Derivation of equation for sliding object

[hitek0007]

Homework Statement

1. The problem:

Derive an expression in its simplest form to show the relationship between the mass, ramp angle, and acceleration of the sliding object. Explain clearly but briefly the effect of each term in the expression on the actual acceleration, as the ramp angle changes.

No known variables. Context of this question: part of a lab, in which we found values of friction and coefficients of friction through measuring acceleration of objects sliding down a ramp.

Homework Equations

a=F_net/m
Fg_ramp=mgsin(x)
Ff_k=u_kmgcos(x)

The Attempt at a Solution

a=Fnet/m
a=(Fg_ramp-Fk)/(m)
a=(mgsin(x)-ukmgcos(x))/(m)
a=gsin(x)-ukgcos(x)
a=g(sin(x)-ukcos(x))

Is this the right equation? If so, mass has no effect on the acceleration.
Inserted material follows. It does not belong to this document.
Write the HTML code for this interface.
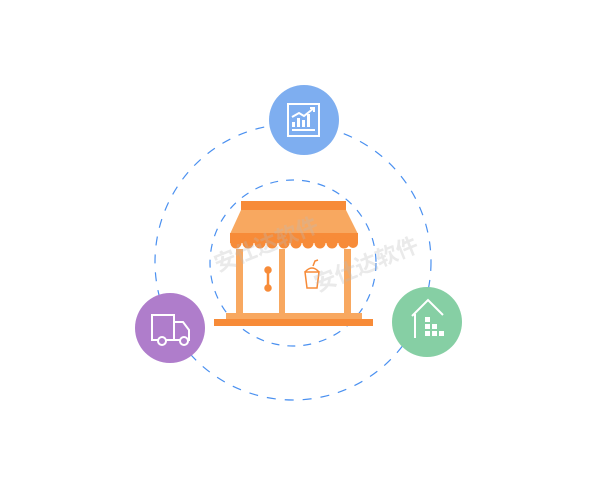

Acceleration increases as angle increases.

However, my teacher told me that the equation is supposed to look like:

a=_________+_________
I suppose it is possible the 2nd term is negative... but I am not sure.

Are there different equations? We also calculated ideal and measured accelerations to find the value of friction. Is this any use?

Thanks!

 

[americanforest]

Looks like you've got it right.

$$a=g(sin\theta-\mu cos\theta)$$ where $$\theta$$ is the angle between the ramp and the horizontal. Note that $$a$$ is the acceleration when the object has been released and slides down the ramp. If the object has been pushed up the ramp and is in the process of sliding up then a slightly different equation governs its acceleration.

 

[thomate1]

Your derivation of the equation for the sliding object looks correct. The first term, gsin(x), represents the component of the object's weight that is parallel to the ramp and contributes to its acceleration. The second term, -ukgcos(x), represents the force of friction, which acts in the opposite direction and decreases the acceleration of the object. As the ramp angle increases, the component of weight parallel to the ramp also increases, resulting in a higher acceleration. However, as the ramp angle increases, the force of friction also increases, leading to a decrease in acceleration.

There may be different equations for this scenario, depending on the specific variables and assumptions used. It would be helpful to clarify what the ideal and measured accelerations were used for in your calculations. These values may provide additional insight into the relationship between the variables and could potentially be used to validate or refine the equation.